When parties enter into either a divorce or child custody case, the Court which has jurisdiction over the case will weigh whether or not to place a geographic restriction on the residence of the children.
A restriction will typically bind the children’s primary residence to one county and either the counties contiguous to their home county or to places within a certain distance from their home city. Of course, the parties can come to their own agreement without the Court being involved and they can choose whether or not to place a geographic restriction upon themselves.

For those situations that do require the Court to become involved all that is required for a restriction to be set up is for one party to request it.


Reason being is that the Court wants to encourage the parties to live close to one another to best facilitate the opportunity for the parents to “co-parent” with one another and to lessen the transportation burden on both parties.
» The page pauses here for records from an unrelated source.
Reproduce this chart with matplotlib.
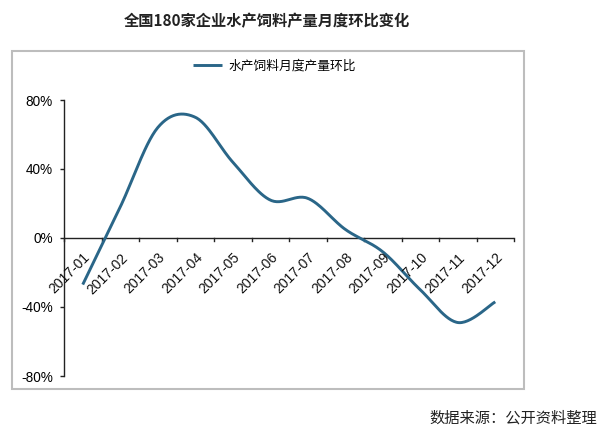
import numpy as np
import matplotlib
matplotlib.use("Agg")
import matplotlib.pyplot as plt
from matplotlib.patches import Rectangle

plt.rcParams['font.family'] = ['Noto Sans CJK SC', 'DejaVu Sans']

title = "全国180家企业水产饲料产量月度环比变化"
series_name = "水产饲料月度产量环比"
months = ["2017-01", "2017-02", "2017-03", "2017-04", "2017-05", "2017-06",
          "2017-07", "2017-08", "2017-09", "2017-10", "2017-11", "2017-12"]
values = [-27, 18, 64, 70, 44, 22, 23, 5, -8, -30, -49, -37]
yticks = [-80, -40, 0, 40, 80]
ytick_labels = ["-80%", "-40%", "0%", "40%", "80%"]
source = "数据来源：公开资料整理"

line_color = "#2a6688"

fig = plt.figure(figsize=(6.15, 4.38), dpi=100)
fig.patch.set_facecolor("white")

# outer frame
fig.patches.append(Rectangle((12/615, 1-389/438), (524-12)/615, (389-51)/438,
                             transform=fig.transFigure, fill=False,
                             edgecolor="#bdbdbd", linewidth=1.5))

ax = fig.add_axes([64/615, 1-376/438, (514-64)/615, (376-100)/438])

# smoothed line (Catmull-Rom style bezier like Excel)
n = len(values)
xs = np.arange(n, dtype=float)
ys = np.array(values, dtype=float)
px, py = [], []
t = np.linspace(0, 1, 30)
for i in range(n - 1):
    i0 = max(i - 1, 0)
    i3 = min(i + 2, n - 1)
    p0 = np.array([xs[i], ys[i]])
    p3 = np.array([xs[i + 1], ys[i + 1]])
    c1 = p0 + (np.array([xs[i + 1], ys[i + 1]]) - np.array([xs[i0], ys[i0]])) / 6
    c2 = p3 - (np.array([xs[i3], ys[i3]]) - np.array([xs[i], ys[i]])) / 6
    for tt in t:
        b = ((1-tt)**3)*p0 + 3*((1-tt)**2)*tt*c1 + 3*(1-tt)*tt**2*c2 + tt**3*p3
        px.append(b[0]); py.append(b[1])
ax.plot(px, py, color=line_color, linewidth=2.1, solid_capstyle="butt",
        label=series_name, zorder=3)

ax.set_xlim(-0.5, n - 0.5)
ax.set_ylim(-80, 80)

for s in ["top", "right", "bottom"]:
    ax.spines[s].set_visible(False)
ax.spines["left"].set_color("#222222")
ax.spines["left"].set_linewidth(1.0)
ax.axhline(0, color="#222222", linewidth=1.0, zorder=2)

ax.set_yticks(yticks)
ax.set_yticklabels(ytick_labels, fontsize=9.8, family=["Liberation Sans", "DejaVu Sans"])
ax.tick_params(axis="y", direction="out", length=3, width=1, color="#222222", pad=5)

# x ticks at category boundaries on zero line
ax.set_xticks([])
for b in np.arange(-0.5, n, 1.0):
    ax.plot([b, b], [0, -1.5], color="#222222", linewidth=1.0, clip_on=False, zorder=2)
for i, m in enumerate(months):
    ax.annotate(m, xy=(i, 0), xytext=(0, -9), textcoords="offset points",
                rotation=45, ha="right", va="top", rotation_mode="anchor",
                fontsize=10, family=["Liberation Sans", "DejaVu Sans"], color="#111111")

leg = ax.legend(loc="center", bbox_to_anchor=(0.467, 1.123), frameon=False,
                fontsize=9.2, handlelength=2.3, handletextpad=0.5)

fig.text(267/615, 1-21/438, title, ha="center", va="center", fontsize=11,
         fontweight="bold", color="#222222")
fig.text(597/615, 1-418/438, source, ha="right", va="center", fontsize=11, color="#222222")

fig.savefig("out.png", dpi=100, facecolor="white")
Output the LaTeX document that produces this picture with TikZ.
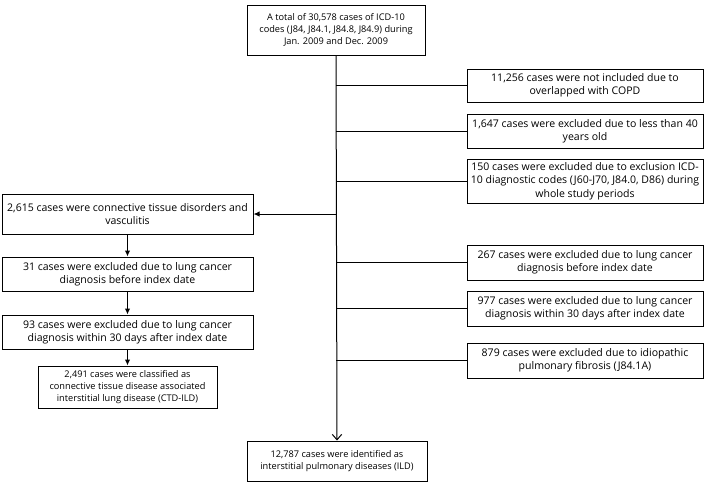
\documentclass[tikz,border=0pt]{standalone}
\usepackage{fontspec}
\setmainfont{Open Sans}
\usetikzlibrary{arrows.meta}

\tikzset{every picture/.style={line width=0.75pt}}
\tikzset{
  flowbox/.style={draw, rectangle, align=center, inner sep=1pt,
    font=\fontsize{7.9}{10}\selectfont},
  smallbox/.style={flowbox, font=\fontsize{6.9}{8.9}\selectfont},
  excl/.style={flowbox, minimum width=177pt, minimum height=26.25pt},
  leftbox/.style={flowbox, minimum width=188.25pt, minimum height=25.5pt},
  fillarrow/.style={-{Latex[length=4.5pt,width=4pt]}},
  openarrow/.style={-{Straight Barb[length=4pt,width=7pt]}}
}

\begin{document}
\begin{tikzpicture}[x=0.75pt,y=0.75pt,yscale=-1,xscale=1]
	\useasboundingbox (0,0) rectangle (709,483);
	
	%Shape: Rectangle [id:total] 
	\node [smallbox, minimum width=133.5pt, minimum height=37.5pt] (total) at (336,30) {A total of 30,578 cases of ICD-10\\codes (J84, J84.1, J84.8, J84.9) during\\Jan. 2009 and Dec. 2009};
	%Shape: Rectangle [id:ild] 
	\node [smallbox, minimum width=135pt, minimum height=30pt] (ild) at (337,461) {12,787 cases were identified as\\interstitial pulmonary diseases (ILD)};
	
	%Shape: Rectangle [id:copd] 
	\node [excl, minimum height=24.75pt] (copd) at (585,85.5) {11,256 cases were not included due to\\overlapped with COPD};
	%Shape: Rectangle [id:age] 
	\node [excl, minimum height=25.5pt] (age) at (585,131) {1,647 cases were excluded due to less than 40\\years old};
	%Shape: Rectangle [id:codes] 
	\node [excl, minimum height=33pt] (codes) at (585,181) {150 cases were excluded due to exclusion ICD-\\10 diagnostic codes (J60-J70, J84.0, D86) during\\whole study periods};
	%Shape: Rectangle [id:cancer] 
	\node [excl] (cancer) at (585,262.5) {267 cases were excluded due to lung cancer\\diagnosis before index date};
	%Shape: Rectangle [id:cancerthirty] 
	\node [excl] (cancerthirty) at (585,308.5) {977 cases were excluded due to lung cancer\\diagnosis within 30 days after index date};
	%Shape: Rectangle [id:ipf] 
	\node [excl] (ipf) at (585,360.5) {879 cases were excluded due to idiopathic\\pulmonary fibrosis (J84.1A)};
	
	%Shape: Rectangle [id:ctd] 
	\node [leftbox, minimum height=30pt] (ctd) at (127.5,214) {2,615 cases were connective tissue disorders and\\vasculitis};
	%Shape: Rectangle [id:ctdcancer] 
	\node [leftbox] (ctdcancer) at (127.5,274) {31 cases were excluded due to lung cancer\\diagnosis before index date};
	%Shape: Rectangle [id:ctdthirty] 
	\node [leftbox] (ctdthirty) at (127.5,332) {93 cases were excluded due to lung cancer\\diagnosis within 30 days after index date};
	%Shape: Rectangle [id:ctdild] 
	\node [smallbox, minimum width=134.25pt, minimum height=31.5pt] (ctdild) at (127.5,387) {2,491 cases were classified as\\connective tissue disease associated\\interstitial lung disease (CTD-ILD)};
	
	%Straight Lines [id:main] 
	\draw [openarrow] (total.south) -- (ild.north) ;
	%Straight Lines [id:excluded] 
	\foreach \b in {copd,age,codes,cancer,cancerthirty,ipf}
	  \draw (total.south |- \b.west) -- (\b.west) ;
	%Straight Lines [id:toctd] 
	\draw [fillarrow] (total.south |- ctd.east) -- (ctd.east) ;
	%Straight Lines [id:ctdchain] 
	\draw [fillarrow] (ctd.south) -- (ctdcancer.north) ;
	\draw [fillarrow] (ctdcancer.south) -- (ctdthirty.north) ;
	\draw [fillarrow] (ctdthirty.south) -- (ctdild.north) ;
	
\end{tikzpicture}
\end{document}
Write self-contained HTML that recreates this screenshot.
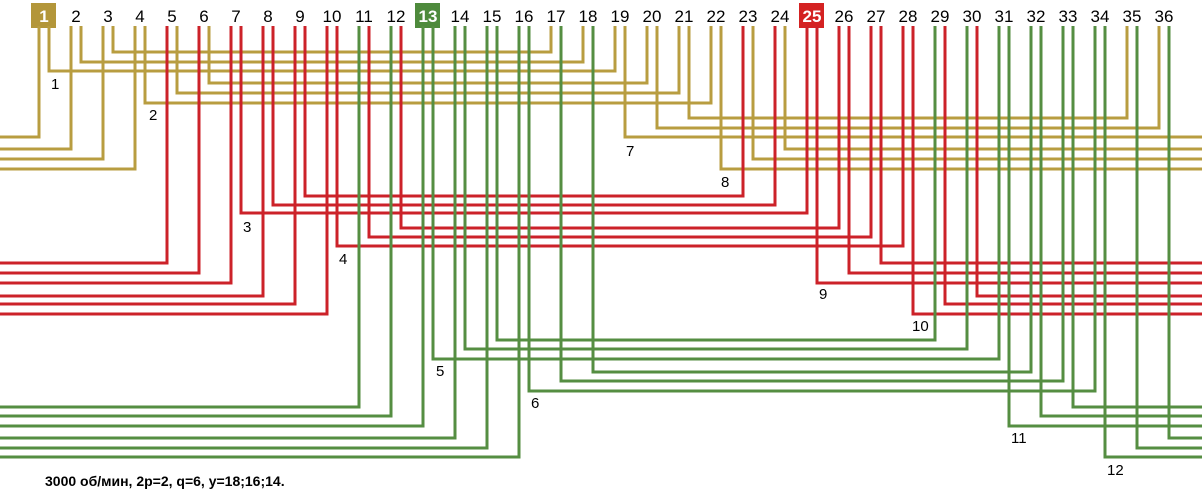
<!DOCTYPE html>
<html><head><meta charset="utf-8"><style>
html,body{margin:0;padding:0;background:#fff;}
svg{display:block;font-family:"Liberation Sans",sans-serif;}
.t{fill:none;stroke:#b89d40;stroke-width:3;}
.r{fill:none;stroke:#cc2229;stroke-width:3;}
.g{fill:none;stroke:#558e42;stroke-width:3;}
.n{font-size:17px;fill:#000;text-anchor:middle;}
.l{font-size:15px;fill:#000;}
</style></head><body>
<svg width="1202" height="494" viewBox="0 0 1202 494">
<rect x="31" y="3" width="25" height="25" fill="#b3963a"/>
<rect x="415" y="3" width="25" height="25" fill="#4e8a3c"/>
<rect x="799" y="3" width="25" height="25" fill="#d42222"/>
<g class="n">
<text x="44" y="22" style="fill:#fff;font-weight:bold">1</text><text x="76" y="22">2</text><text x="108" y="22">3</text><text x="140" y="22">4</text><text x="172" y="22">5</text><text x="204" y="22">6</text><text x="236" y="22">7</text><text x="268" y="22">8</text><text x="300" y="22">9</text><text x="332" y="22">10</text><text x="364" y="22">11</text><text x="396" y="22">12</text><text x="428" y="22" style="fill:#fff;font-weight:bold">13</text><text x="460" y="22">14</text><text x="492" y="22">15</text><text x="524" y="22">16</text><text x="556" y="22">17</text><text x="588" y="22">18</text><text x="620" y="22">19</text><text x="652" y="22">20</text><text x="684" y="22">21</text><text x="716" y="22">22</text><text x="748" y="22">23</text><text x="780" y="22">24</text><text x="812" y="22" style="fill:#fff;font-weight:bold">25</text><text x="844" y="22">26</text><text x="876" y="22">27</text><text x="908" y="22">28</text><text x="940" y="22">29</text><text x="972" y="22">30</text><text x="1004" y="22">31</text><text x="1036" y="22">32</text><text x="1068" y="22">33</text><text x="1100" y="22">34</text><text x="1132" y="22">35</text><text x="1164" y="22">36</text>
</g>
<g class="t">
<polyline points="113,26 113,52 551,52 551,26"/>
<polyline points="81,26 81,62 583,62 583,26"/>
<polyline points="49,26 49,71 615,71 615,26"/>
<polyline points="209,26 209,83 647,83 647,26"/>
<polyline points="177,26 177,93 679,93 679,26"/>
<polyline points="145,26 145,103 711,103 711,26"/>
<polyline points="689,26 689,118 1127,118 1127,26"/>
<polyline points="657,26 657,128 1159,128 1159,26"/>
<polyline points="625,26 625,137 1202,137"/><polyline points="0,137 39,137 39,26"/>
<polyline points="785,26 785,149 1202,149"/><polyline points="0,149 71,149 71,26"/>
<polyline points="753,26 753,159 1202,159"/><polyline points="0,159 103,159 103,26"/>
<polyline points="721,26 721,169 1202,169"/><polyline points="0,169 135,169 135,26"/>
</g>
<g class="r">
<polyline points="305,26 305,196 743,196 743,26"/>
<polyline points="273,26 273,205 775,205 775,26"/>
<polyline points="241,26 241,213 807,213 807,26"/>
<polyline points="401,26 401,228 839,228 839,26"/>
<polyline points="369,26 369,237 871,237 871,26"/>
<polyline points="337,26 337,246 903,246 903,26"/>
<polyline points="881,26 881,263 1202,263"/><polyline points="0,263 167,263 167,26"/>
<polyline points="849,26 849,273 1202,273"/><polyline points="0,273 199,273 199,26"/>
<polyline points="817,26 817,283 1202,283"/><polyline points="0,283 231,283 231,26"/>
<polyline points="977,26 977,296 1202,296"/><polyline points="0,296 263,296 263,26"/>
<polyline points="945,26 945,304 1202,304"/><polyline points="0,304 295,304 295,26"/>
<polyline points="913,26 913,314 1202,314"/><polyline points="0,314 327,314 327,26"/>
</g>
<g class="g">
<polyline points="497,26 497,340 935,340 935,26"/>
<polyline points="465,26 465,349 967,349 967,26"/>
<polyline points="433,26 433,359 999,359 999,26"/>
<polyline points="593,26 593,372 1031,372 1031,26"/>
<polyline points="561,26 561,381 1063,381 1063,26"/>
<polyline points="529,26 529,391 1095,391 1095,26"/>
<polyline points="1073,26 1073,407 1202,407"/><polyline points="0,407 359,407 359,26"/>
<polyline points="1041,26 1041,416 1202,416"/><polyline points="0,416 391,416 391,26"/>
<polyline points="1009,26 1009,426 1202,426"/><polyline points="0,426 423,426 423,26"/>
<polyline points="1169,26 1169,438 1202,438"/><polyline points="0,438 455,438 455,26"/>
<polyline points="1137,26 1137,448 1202,448"/><polyline points="0,448 487,448 487,26"/>
<polyline points="1105,26 1105,457 1202,457"/><polyline points="0,457 519,457 519,26"/>
</g>
<g class="l">
<text x="51" y="89">1</text><text x="149" y="120">2</text><text x="243" y="232">3</text><text x="339" y="264">4</text><text x="436" y="376">5</text><text x="531" y="408">6</text><text x="626" y="156">7</text><text x="721" y="187">8</text><text x="819" y="299">9</text><text x="912" y="331">10</text><text x="1011" y="443">11</text><text x="1107" y="475">12</text>
</g>
<text x="45" y="486" style="font-size:14px;font-weight:bold;fill:#000">3000 об/мин, 2p=2, q=6, y=18;16;14.</text>
</svg>
</body></html>
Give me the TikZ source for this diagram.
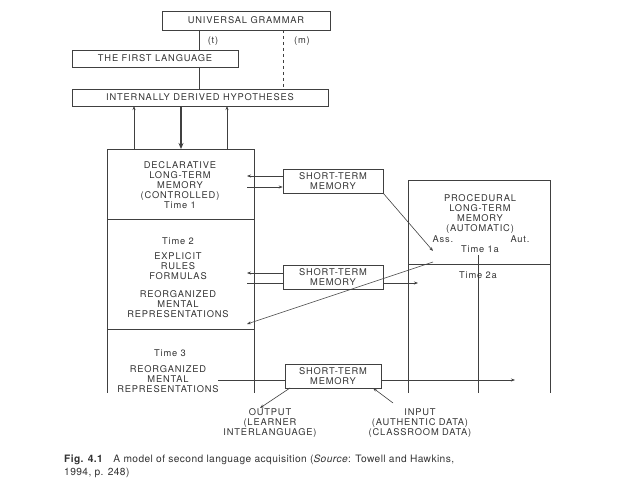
\documentclass[tikz,border=0pt]{standalone}
\usepackage{fontspec}
\setmainfont{TeX Gyre Heros}[LetterSpace=9]
\newfontfamily\capfont{TeX Gyre Heros}[LetterSpace=4]
\usetikzlibrary{arrows.meta}
\begin{document}
\begin{tikzpicture}[x=1pt,y=-1pt,
  ink/.style={draw=black!75,line width=0.6pt},
  bx/.style={ink,inner sep=0pt,text=black!80,font=\fontsize{9.3}{10}\selectfont,align=center},
  tx/.style={inner sep=0pt,text=black!80,font=\fontsize{9.3}{10}\selectfont,align=center},
  arr/.style={ink,-{Stealth[length=4pt,width=3pt]}}]
\useasboundingbox (0,0) rectangle (638,478);
% top boxes
\node[bx,minimum width=168,minimum height=19] (ug) at (246,20.5) {UNIVERSAL GRAMMAR};
\node[bx,minimum width=166,minimum height=17] (fl) at (155,58.5) {THE FIRST LANGUAGE};
\node[bx,minimum width=256,minimum height=17] (idh) at (200,97.5) {INTERNALLY DERIVED HYPOTHESES};
\node[tx] (t) at (213,41) {(t)};
\node[tx] (m) at (302,41) {(m)};
\draw[ink] (199,30) -- (199,50);
\draw[ink] (199,67) -- (199,89);
\draw[ink,dashed] (283,30) -- (283,89);
% left column
\draw[ink] (107,393) -- (107,149) -- (254,149) -- (254,393);
\draw[ink] (107,219) -- (254,219);
\draw[ink] (107,329) -- (254,329);
\draw[arr] (134,149) -- (134,106);
\draw[arr] (227,149) -- (227,106);
\draw[ink,line width=1.3pt,-{Stealth[length=6pt,width=5pt]}] (181,106) -- (181,149);
\node[tx] (decl) at (180,185) {DECLARATIVE\\LONG-TERM\\MEMORY\\(CONTROLLED)\\Time 1};
\node[tx] (t2) at (178,241) {Time 2};
\node[tx] (expl) at (178,266) {EXPLICIT\\RULES\\FORMULAS};
\node[tx] (reo1) at (178,304) {REORGANIZED\\MENTAL\\REPRESENTATIONS};
\node[tx] (t3) at (170,353) {Time 3};
\node[tx] (reo2) at (168,379) {REORGANIZED\\MENTAL\\REPRESENTATIONS};
% right column
\draw[ink] (408,393) -- (408,180) -- (550,180) -- (550,393);
\draw[ink] (408,264) -- (550,264);
\draw[ink] (478,255) -- (478,393);
\node[tx] (proc) at (480,214) {PROCEDURAL\\LONG-TERM\\MEMORY\\(AUTOMATIC)};
\node[tx] (ass) at (443,239) {Ass.};
\node[tx] (aut) at (520,239) {Aut.};
\node[tx] (t1a) at (480,249) {Time 1a};
\node[tx] (t2a) at (478,275) {Time 2a};
% STM boxes
\node[bx,minimum width=100,minimum height=24] (s1) at (333,181) {SHORT-TERM\\MEMORY};
\node[bx,minimum width=100,minimum height=24] (s2) at (333,277) {SHORT-TERM\\MEMORY};
\node[bx,minimum width=96,minimum height=24] (s3) at (333,376) {SHORT-TERM\\MEMORY};
\coordinate (a1) at (247,176);
\coordinate (a2) at (247,187);
\draw[arr] (s1.west |- a1) -- (a1);
\draw[arr] (a2) -- (s1.west |- a2);
\coordinate (p1) at (433,251);
\draw[arr] (s1.south east) -- (p1);
\coordinate (b1) at (247,273);
\coordinate (b2) at (247,283);
\coordinate (b3) at (418,283);
\draw[arr] (s2.west |- b1) -- (b1);
\draw[ink] (b2) -- (s2.west |- b2);
\draw[arr] (s2.east |- b3) -- (b3);
\coordinate (p2) at (433,262);
\coordinate (r1) at (247,324);
\draw[arr] (p2) -- (r1);
\coordinate (c1) at (218,380);
\coordinate (c2) at (515,380);
\draw[ink] (c1) -- (s3.west |- c1);
\draw[arr] (s3.east |- c2) -- (c2);
\node[tx] (out) at (270,423) {OUTPUT\\(LEARNER\\INTERLANGUAGE)};
\node[tx] (in) at (420,423) {INPUT\\(AUTHENTIC DATA)\\(CLASSROOM DATA)};
\coordinate (o1) at (260,408);
\draw[arr] (290,388) -- (o1);
\coordinate (i1) at (393,403);
\draw[arr] (i1) -- (373,388);
% caption
\node[tx,anchor=north west,align=left,font=\capfont\fontsize{10.2}{12.5}\selectfont] (cap) at (64,455)
 {\textbf{Fig. 4.1}\quad A model of second language acquisition (\textit{Source}: Towell and Hawkins,\\1994, p. 248)};
\end{tikzpicture}
\end{document}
When two parents get divorced or when non-married people cease to live in the same house, the child cannot live primarily with both parents. The parent with whom the child primarily resides (the custodial parent) and the parent who has visitation of the child (non-custodial parent) will share the child’s time between their residences.
By the end of a case the Court will typically ensure that a geographic restriction continues unless the parties come to a prior agreement on the subject or if the restriction is not in the best interest of the child. Once a restriction is put in place it is extremely difficult to get it overturned in a modification.

All in all, a geographic restriction will in most situations do a lot to benefit the non-custodial parent by limiting where the children can move. For every parent who is concerned heading into a divorce or child custody case that they will lose a lot of time with their child, the geographic restriction concept should allow them some peace of mind.